Ce genre de comportement est malheureusement bien connu mais il n’est pas une raison satisfaisante et certainement pas unique qui ferait que des esprits faibles se laissent embobiner par des démagogues vicieux et des propagandistes malins.

Lorsque l’on voit les mouvements de foule dans les pays démocratiques, on est frappé de la haine et de la rage qu’ils exhalent de tous les pores de leurs participants.

Rage et haine sont deux des moteurs favoris des extrêmes contre les démocraties libérales.

Ce sont aussi deux carburants essentiels des totalitarismes.

De même, un monde inconnu et angoissant fait que beaucoup cherchent des réponses qui les rassurent et les idéologies fermées des extrêmes qui expliquent tout, qui pointent de manière manichéenne les bons et les méchants ainsi que les boucs émissaires du tout ce qui ne va pas bien, qui affirment où est la seule vérité possible sont, pour eux, les bienvenus.

Les mouvements terroristes sont là pour le démontrer jusqu’à l’ignominie.

Et puis il y a cette liberté dont tous ces gens ne savent pas quoi en faire et qui devient plus anxiogène qu’émancipatrice parce qu’elle requiert respect et responsabilité – deux attitudes qui nécessitent de penser à autre chose qu’à son unique intérêt – plus un objet gênant dont il faut se débarrasser qu’un outil pour vivre son projet de vie et faire épanouir son individualité.

Oui, le terreau qui permet la résilience des extrêmes malgré leurs échecs constants et les exemples vivants de leurs turpitudes, n’est pas prêt de disparaitre.

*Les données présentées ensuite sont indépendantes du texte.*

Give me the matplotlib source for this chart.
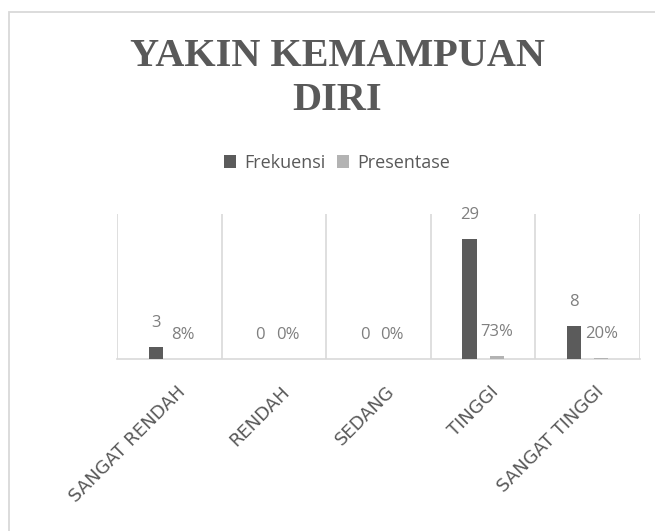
import matplotlib
matplotlib.use("Agg")
import matplotlib.pyplot as plt
from matplotlib.patches import Rectangle, Patch
import matplotlib.transforms as mtransforms
import numpy as np

categories = ["SANGAT RENDAH", "RENDAH", "SEDANG", "TINGGI", "SANGAT TINGGI"]
frekuensi = [3, 0, 0, 29, 8]
presentase = [0.08, 0.0, 0.0, 0.73, 0.20]
title = "YAKIN KEMAMPUAN\nDIRI"
series_names = ["Frekuensi", "Presentase"]

dark = "#5b5b5b"
light = "#b3b3b3"
text_gray = "#595959"
label_gray = "#7f7f7f"
grid_gray = "#d9d9d9"
font = "Open Sans"

W, H = 655, 531
fig = plt.figure(figsize=(W / 100, H / 100), dpi=100)
fig.patch.set_facecolor("white")

# outer chart frame (cropped on right and bottom)
fig.patches.append(Rectangle((9.3 / W, -0.1), 1.2, 1 - 11.7 / H + 0.1,
                             transform=fig.transFigure, facecolor="white",
                             edgecolor=grid_gray, lw=1.3, zorder=-10))

left, right, top, bottom = 117, 640, 214.5, 359.3
ax = fig.add_axes([left / W, 1 - bottom / H, (right - left) / W, (bottom - top) / H])
ax.set_facecolor("none")
ax.set_zorder(5)

x = np.arange(len(categories))
bw = 0.134
off = 0.13
ax.bar(x - off, frekuensi, width=bw, color=dark, zorder=3)
ax.bar(x + off, presentase, width=bw, color=light, zorder=3)

for xi, v in zip(x, frekuensi):
    ax.annotate(f"{v}", (xi - off, v), xytext=(0, 17.5), textcoords="offset points",
                ha="center", va="center", fontsize=12, color=label_gray, family=font,
                annotation_clip=False)
for xi, v in zip(x, presentase):
    ax.annotate(f"{v:.0%}", (xi + off, v), xytext=(0, 17.5), textcoords="offset points",
                ha="center", va="center", fontsize=12, color=label_gray, family=font,
                annotation_clip=False)

ax.set_xlim(-0.5, len(categories) - 0.5)
ax.set_ylim(0, 35)
for b in np.arange(-0.5, len(categories), 1.0):
    ax.axvline(b, color=grid_gray, lw=1.2, zorder=1)
for s in ["left", "right", "top"]:
    ax.spines[s].set_visible(False)
ax.spines["bottom"].set_color(grid_gray)
ax.spines["bottom"].set_linewidth(1.2)
ax.set_yticks([])
ax.set_xticks(x)
ax.set_xticklabels(categories, rotation=45, ha="right", va="center",
                   rotation_mode="anchor", fontsize=13, color=text_gray,
                   family="DejaVu Sans")
ax.tick_params(axis="x", length=0, pad=0)
shift = mtransforms.ScaledTranslation(13 / 100, -30 / 100, fig.dpi_scale_trans)
for lbl in ax.get_xticklabels():
    lbl.set_transform(lbl.get_transform() + shift)

fig.text(337 / W, 1 - 78.5 / H, title, ha="center", va="center", fontsize=29,
         fontweight="bold", family="Liberation Serif", color=text_gray, linespacing=1.25)

handles = [Patch(facecolor=dark, edgecolor="none"), Patch(facecolor=light, edgecolor="none")]
leg = fig.legend(handles, series_names, loc="center", bbox_to_anchor=(337 / W, 1 - 162.5 / H),
                 ncol=2, frameon=False, handlelength=0.7, handleheight=0.7,
                 handletextpad=0.45, columnspacing=0.6, prop={"family": font, "size": 13})
for t in leg.get_texts():
    t.set_color(text_gray)

fig.savefig("out.png", dpi=100)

Même le fait qu’en ce XXI° siècle, il y ait un nombre de citoyens mieux formés et informés ne suffit pas qu’à ce qu’un grand nombre demeurent prêts à s’embrigader derrière les hérauts de l’autoritarisme et de l’intolérance ou à leur laisser le champs libre sans réagir.

Parce qu’il y a cette évidence que nous voulons oublier lorsque nous parlons d’extrémisme et totalitarisme: aucun parti liberticide dans une démocratie ne peut exister sans électeurs et aucun régime despotique ne peut survivre sans l’appui d’une partie significative de la population, que celui-ci soit tacite ou s’exprime (c’est un peu différent pour une organisation terroriste).

Et les indifférents sont leurs complices.

Alors, le constat est que l’extrémisme existera toujours et que, corrélativement, la démocratie sera toujours un combat et jamais une guerre définitivement gagnée.

Ce n’est pas que nous ne soyons pas capables intrinsèquement de vivre en liberté mais cela requiert des individus qui savent et qui savent utiliser ce qu’ils savent.

Surtout, il faut des individus qui acceptent le prix de la liberté.

Trop nombreux sont encore ceux qui ne veulent pas le payer.